Broadening Conceptual Horizons of Creativity. a Comparative Analysis of Creative Processes through the Case of Community Managed Socio-Cultural Centers in Two Differentiated Urban Contexts.

Thursday, 19 July 2018
Distributed Paper
Maria Victoria BELANDO, University of Barcelona, Spain
Matias ZARLENGA, Universidad Tres de Febrero, Argentina
Economics, management and political sciences have been deeply influencing the definition and uses of creativity in cities during the last thirty years. As many scholars have shown, this fact -that has been related to welfare state retrenchment and the rise of cultural-cognitive economy-, has led to a fuzzy, narrow, instrumental and normative approach to creativity. Despite the increasing efforts to “unpack” the notion of creativity from different perspectives, the sociological analysis of practices that allow broadening the understanding of creativity is an incipient area of research. Therefore, the aim of this paper is to contribute to the development of a sociological approach to the analysis of creativity in urban dynamics.
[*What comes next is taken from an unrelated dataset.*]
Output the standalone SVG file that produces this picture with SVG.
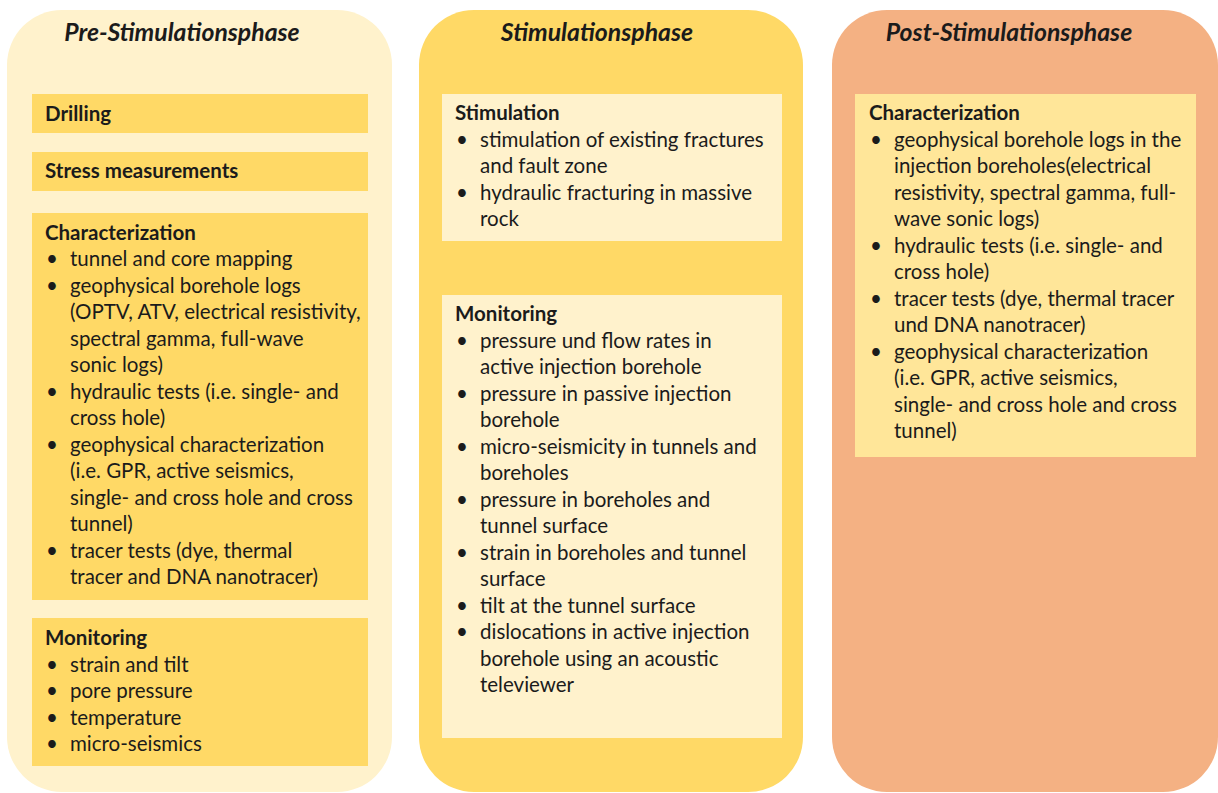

We argued that creativity cannot be reduced to a market rationality point of view because empirical reality is challenging this reductionism. Since the crisis in 2008 the proliferation and consolidation of bottom-up creative practices (as community and self-managed socio-cultural centers or the so-called creative brownfields) based on redistributive and reciprocity social relations are claiming for the adoption of perspectives that consider creativity as a socially and historically embedded process. Thus, we wonder, what kind of rationalities and social relations shape this kind of creative practices in a determined socio-territorial context?, what kind of notion of creativity arises from these alternative practices?, and how urban and organizational context shapes and guides this kind of cultural creativity processes? We examine this problem through a comparative approach that analyzes a significant sample of community-managed socio-cultural centers located in Barcelona and in Buenos Aires. We have collected data using qualitative methods that include observation, in-depth interviews and the study of documentary sources.